[Figure scripts]
%%
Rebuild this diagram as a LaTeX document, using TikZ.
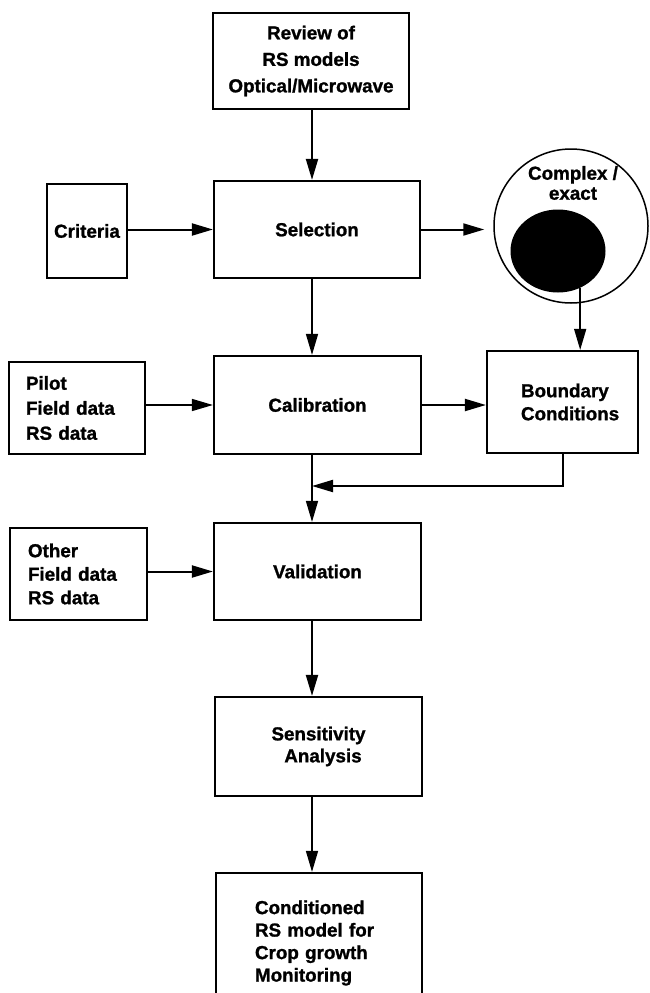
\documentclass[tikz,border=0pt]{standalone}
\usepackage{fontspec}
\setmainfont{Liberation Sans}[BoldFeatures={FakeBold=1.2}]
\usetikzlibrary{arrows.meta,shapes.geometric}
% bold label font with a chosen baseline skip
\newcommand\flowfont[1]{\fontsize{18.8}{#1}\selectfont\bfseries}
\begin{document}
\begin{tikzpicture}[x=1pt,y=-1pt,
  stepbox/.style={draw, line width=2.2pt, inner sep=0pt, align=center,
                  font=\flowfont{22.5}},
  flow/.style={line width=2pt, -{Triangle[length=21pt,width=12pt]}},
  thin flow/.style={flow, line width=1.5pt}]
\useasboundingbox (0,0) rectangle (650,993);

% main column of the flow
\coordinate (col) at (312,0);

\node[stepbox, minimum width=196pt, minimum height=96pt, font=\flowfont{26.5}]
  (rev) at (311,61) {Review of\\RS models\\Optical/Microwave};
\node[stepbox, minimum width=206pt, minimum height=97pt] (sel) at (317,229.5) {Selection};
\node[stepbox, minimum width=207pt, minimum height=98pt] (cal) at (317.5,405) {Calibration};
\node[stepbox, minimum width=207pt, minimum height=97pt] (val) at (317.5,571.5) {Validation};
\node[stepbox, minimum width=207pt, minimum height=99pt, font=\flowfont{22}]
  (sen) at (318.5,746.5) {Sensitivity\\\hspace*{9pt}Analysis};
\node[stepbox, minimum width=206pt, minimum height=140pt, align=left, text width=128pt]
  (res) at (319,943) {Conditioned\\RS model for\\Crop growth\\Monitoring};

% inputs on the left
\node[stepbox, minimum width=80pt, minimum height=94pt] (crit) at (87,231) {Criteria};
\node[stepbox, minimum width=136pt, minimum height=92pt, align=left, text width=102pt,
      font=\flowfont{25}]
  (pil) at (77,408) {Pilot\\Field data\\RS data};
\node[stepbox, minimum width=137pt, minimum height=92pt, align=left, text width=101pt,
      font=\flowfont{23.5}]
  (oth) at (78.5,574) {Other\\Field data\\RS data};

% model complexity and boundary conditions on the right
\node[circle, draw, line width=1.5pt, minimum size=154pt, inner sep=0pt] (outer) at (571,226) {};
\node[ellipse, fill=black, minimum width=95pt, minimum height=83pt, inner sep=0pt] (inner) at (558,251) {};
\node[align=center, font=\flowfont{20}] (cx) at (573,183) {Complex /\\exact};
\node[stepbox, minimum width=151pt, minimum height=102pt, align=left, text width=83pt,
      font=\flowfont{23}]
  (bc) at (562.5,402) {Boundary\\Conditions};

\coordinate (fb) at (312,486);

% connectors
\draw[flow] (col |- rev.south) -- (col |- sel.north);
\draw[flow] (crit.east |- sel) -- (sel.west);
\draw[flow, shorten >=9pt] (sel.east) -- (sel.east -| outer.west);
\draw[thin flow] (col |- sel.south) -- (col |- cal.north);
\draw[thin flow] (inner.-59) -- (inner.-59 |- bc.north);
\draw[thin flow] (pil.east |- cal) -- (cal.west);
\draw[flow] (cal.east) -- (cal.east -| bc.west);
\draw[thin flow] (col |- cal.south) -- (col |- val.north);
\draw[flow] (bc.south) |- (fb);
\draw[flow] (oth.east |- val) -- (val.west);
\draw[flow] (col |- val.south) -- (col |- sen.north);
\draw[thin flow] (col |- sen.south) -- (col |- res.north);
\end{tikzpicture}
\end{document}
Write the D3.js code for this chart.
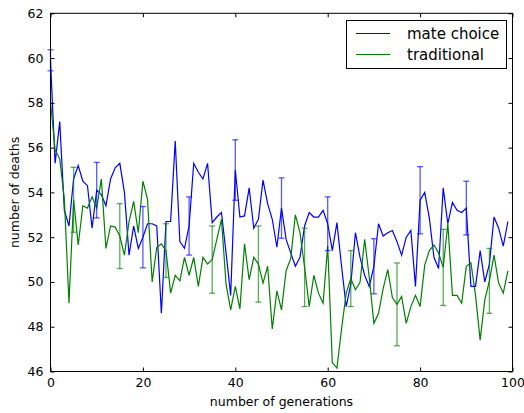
%%
• Instructions for the task
Please return, exactly as written, the lines from the first line of the records above through the line containing "(col) at (312,0);", both included, leaving out any pictures.

• Exercise solution
Rebuild this diagram as a LaTeX document, using TikZ.
\documentclass[tikz,border=0pt]{standalone}
\usepackage{fontspec}
\setmainfont{Liberation Sans}[BoldFeatures={FakeBold=1.2}]
\usetikzlibrary{arrows.meta,shapes.geometric}
% bold label font with a chosen baseline skip
\newcommand\flowfont[1]{\fontsize{18.8}{#1}\selectfont\bfseries}
\begin{document}
\begin{tikzpicture}[x=1pt,y=-1pt,
  stepbox/.style={draw, line width=2.2pt, inner sep=0pt, align=center,
                  font=\flowfont{22.5}},
  flow/.style={line width=2pt, -{Triangle[length=21pt,width=12pt]}},
  thin flow/.style={flow, line width=1.5pt}]
\useasboundingbox (0,0) rectangle (650,993);

% main column of the flow
\coordinate (col) at (312,0);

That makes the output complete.